The output of ./scripts/bloat-o-meter would be the most informative.

Re: [PATCH] mm: memory: Force-inline PTE/PMD zapping functions for performance

Posted by Lorenzo Stoakes 2 months ago

On Mon, Aug 04, 2025 at 08:39:23PM +0800, Li Qiang wrote:
> This change converts several critical page table zapping functions from
> `inline` to `__always_inline`, resulting in measurable performance
> improvements in process spawning workloads.
>
> Performance Impact (Intel Xeon Gold 6430 2.1GHz):
> - UnixBench 'context1' test shows ~6% improvement (single-core)
> - UnixBench  shows ~0.6% improvement (single-core)

These aren't exactly earth-shattering. Are we sure these are representative
of anything real-world representative of real workloads?

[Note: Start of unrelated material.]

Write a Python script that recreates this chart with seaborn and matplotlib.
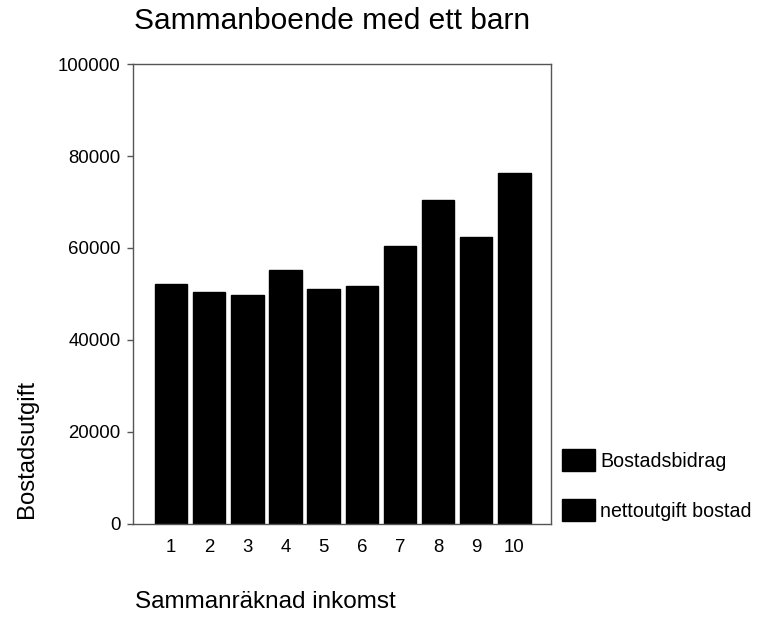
import pandas as pd
import matplotlib
matplotlib.use('Agg')
import matplotlib.pyplot as plt
from matplotlib.patches import Patch
import seaborn as sns

# data (total bar height per income group)
inkomst = ['1', '2', '3', '4', '5', '6', '7', '8', '9', '10']
bostadsutgift = [52100, 50400, 49700, 55200, 51000, 51800, 60400, 70400, 62300, 76200]
serier = ['Bostadsbidrag', 'nettoutgift bostad']
yticks = [0, 20000, 40000, 60000, 80000, 100000]

df = pd.DataFrame({'inkomst': inkomst, 'bostadsutgift': bostadsutgift})

sns.set_style('white')
plt.rcParams['font.family'] = ['Liberation Sans', 'DejaVu Sans']
plt.rcParams['text.color'] = 'black'
plt.rcParams['axes.labelcolor'] = 'black'

fig = plt.figure(figsize=(7.62, 6.19), dpi=100)
ax = fig.add_axes([0.1745, 0.1535, 0.5486, 0.7431])

sns.barplot(data=df, x='inkomst', y='bostadsutgift', color='black',
            edgecolor='black', width=0.85, saturation=1, ax=ax)

ax.set_xlim(-1, 9.96)
ax.set_ylim(0, 100000)
ax.set_yticks(yticks)
ax.set_yticklabels([str(t) for t in yticks])
ax.set_xlabel('')
ax.set_ylabel('')
for s in ax.spines.values():
    s.set_color('#555555')
    s.set_linewidth(1)
ax.tick_params(axis='y', left=True, length=4, width=1, color='#555555',
               pad=5, labelsize=13.4, labelcolor='black')
ax.tick_params(axis='x', bottom=False, pad=7, labelsize=13.4, labelcolor='black')

fig.text(0.4357, 1 - 29 / 619, 'Sammanboende med ett barn', ha='center',
         va='baseline', fontsize=21.5)
fig.text(135 / 762, 1 - 608 / 619, 'Sammanräknad inkomst', ha='left',
         va='baseline', fontsize=17.5)
fig.text(27 / 762, 1 - 449 / 619, 'Bostadsutgift', rotation=90, ha='center',
         va='center', fontsize=17.2)

handles = [Patch(facecolor='black', edgecolor='black') for _ in serier]
fig.legend(handles, serier, loc='upper left',
           bbox_to_anchor=(562 / 762, 1 - 449 / 619), frameon=False,
           fontsize=14.1, handlelength=1.7, handleheight=1.35,
           handletextpad=0.24, labelspacing=1.45, borderpad=0,
           borderaxespad=0)

fig.savefig('out.png', dpi=100)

Spawning a bazillion processes is not really meaningful.

> - mm/memory.o size reduced by 2.49% (70190 -> 68445 bytes)
> - Net code reduction of 1745 bytes (add/remove: 211/166)
>
> The modified functions form a hot path during process teardown:
> 1. zap_present_ptes()
> 2. do_zap_pte_range()
> 3. zap_pte_range()
> 4. zap_pmd_range()
>
> Signed-off-by: Li Qiang <liqiang01@kylinos.cn>

I think others have covered this well, but we've had patches like this before
where, in essence, it's a case of 'improves things on my machine'.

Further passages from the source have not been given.